‘Space’-cadet Mike
- Last Updated: 4:52 AM, July 16, 2012
- Posted: 1:29 AM, July 16, 2012

Mayor Bloomberg has to be messing with our heads.
Our Nanny in Chief is telling us not just to reduce what we eat and drink, but also how big we live. The mayor wants to cram people, like air-breathing sardines, into apartments barely fit to store a pair of shoes.
Like a mad scientist experimenting with human flesh, Bloomberg is pushing a change in zoning laws that now require flats to measure a minuscule 400 square feet. He wants to wedge young and childless singles and couples (who’ve hopefully slimmed down by avoiding Big Gulps) into microscopic flats measuring just 275 to 300 square feet.
That’s about the size of a large walk-in closet, a medium-sized animal cage or the vestibule of an ATM.
It’s also not much more spacious than a prison cell, where couples will end up after cabin fever makes them kill one other. Then again, that would solve the city’s housing shortage nicely.
Bloomberg unveiled plans for teeny-weeny Manhattan “micro-units” last week to great fanfare before heading back home to his lavish townhouse. He plans to put some 60 pint-sized apartments in a city-owned building before taking the movement viral.
But, at perhaps as much as $2,000 a month for a modified hat box, renters should be required to undergo psychological examinations before moving in.
While touting expensive torture as the solution to homelessness, the mayor failed to address the elephant stuffed into the room. The answer to more and cheaper housing isn’t micro-units. It’s ending rent regulation.
Rent controls artificially lower the price of more than a million Manhattan apartments, while boosting rents in all other available spaces to make up for the shortfall. Landlords have to make a living, too.

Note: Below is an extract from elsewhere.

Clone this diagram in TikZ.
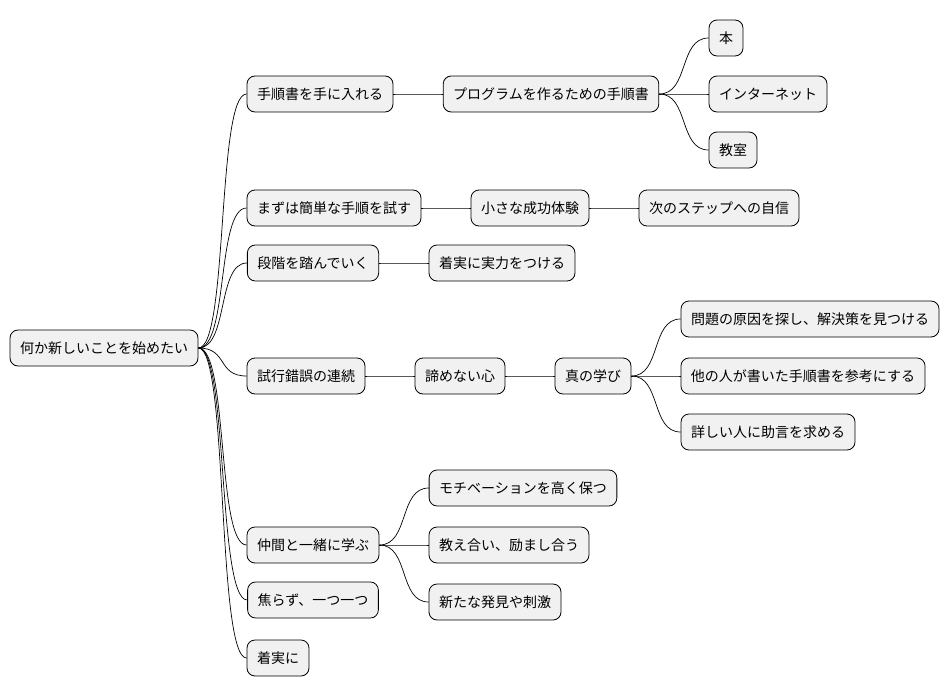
\documentclass[tikz,border=0pt]{standalone}
\usepackage{fontspec}
\setmainfont{Noto Sans CJK JP}
\begin{document}
\begin{tikzpicture}[x=1pt,y=-1pt,
  mm/.style={draw=black,fill=black!5.5,rounded corners=8pt,minimum height=36pt,inner xsep=10pt,font=\fontsize{14pt}{16pt}\selectfont,line width=0.8pt},
  lk/.style={draw=black,line width=0.7pt}]
\useasboundingbox (0,0) rectangle (950,696);
\node[mm] (r) at (104,348) {何か新しいことを始めたい};
\node[mm] (a) at (320,94) {手順書を手に入れる};
\node[mm] (a1) at (551,94) {プログラムを作るための手順書};
\node[mm] (a11) at (726,38) {本};
\node[mm] (a12) at (768,94) {インターネット};
\node[mm] (a13) at (733,150) {教室};
\node[mm] (b) at (334,208) {まずは簡単な手順を試す};
\node[mm] (b1) at (530,208) {小さな成功体験};
\node[mm] (b2) at (719,208) {次のステップへの自信};
\node[mm] (c) at (313,263) {段階を踏んでいく};
\node[mm] (c1) at (502,263) {着実に実力をつける};
\node[mm] (d) at (306,376) {試行錯誤の連続};
\node[mm] (d1) at (460,376) {諦めない心};
\node[mm] (d2) at (593,376) {真の学び};
\node[mm] (d21) at (810,319) {問題の原因を探し、解決策を見つける};
\node[mm] (d22) at (803,376) {他の人が書いた手順書を参考にする};
\node[mm] (d23) at (768,432) {詳しい人に助言を求める};
\node[mm] (e) at (313,545) {仲間と一緒に学ぶ};
\node[mm] (e1) at (523,488) {モチベーションを高く保つ};
\node[mm] (e2) at (509,545) {教え合い、励まし合う};
\node[mm] (e3) at (495,602) {新たな発見や刺激};
\node[mm] (f) at (313,600) {焦らず、一つ一つ};
\node[mm] (g) at (278,658) {着実に};
\foreach \p/\c in {r/a,r/b,r/c,r/d,r/e,r/f,r/g,a/a1,a1/a11,a1/a12,a1/a13,b/b1,b1/b2,c/c1,d/d1,d1/d2,d2/d21,d2/d22,d2/d23,e/e1,e/e2,e/e3}
  \draw[lk] (\p.east) .. controls ([xshift=30pt]\p.east) and ([xshift=-30pt]\c.west) .. (\c.west);
\end{tikzpicture}
\end{document}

But who gets a regulated flat is not determined by need. So when a couple I know tried to find a cut-rate Manhattan apartment, they were laughed out of the city. Like A-list parties, only the connected get in.
New Yorkers’ interest in scarce housing borders on obsession. We read about it. Talk about it. I’ve run into Americans in Cairo and, within minutes, we’re talking bedrooms, baths and closet space. Our preoccupation with real estate is the new porn.
Yet the micro-unit folly won’t help people such as Ann, who badly wants a piece. She’s 26, college educated, employed — and sleeps on a Queens couch in a house owned by Mommy and Daddy. They’re a nice, older couple who are quickly driving Ann to drink.
Ann lives like a loser — try dating with Mom rapping her nails on the living-room door — because she can’t find an affordable apartment.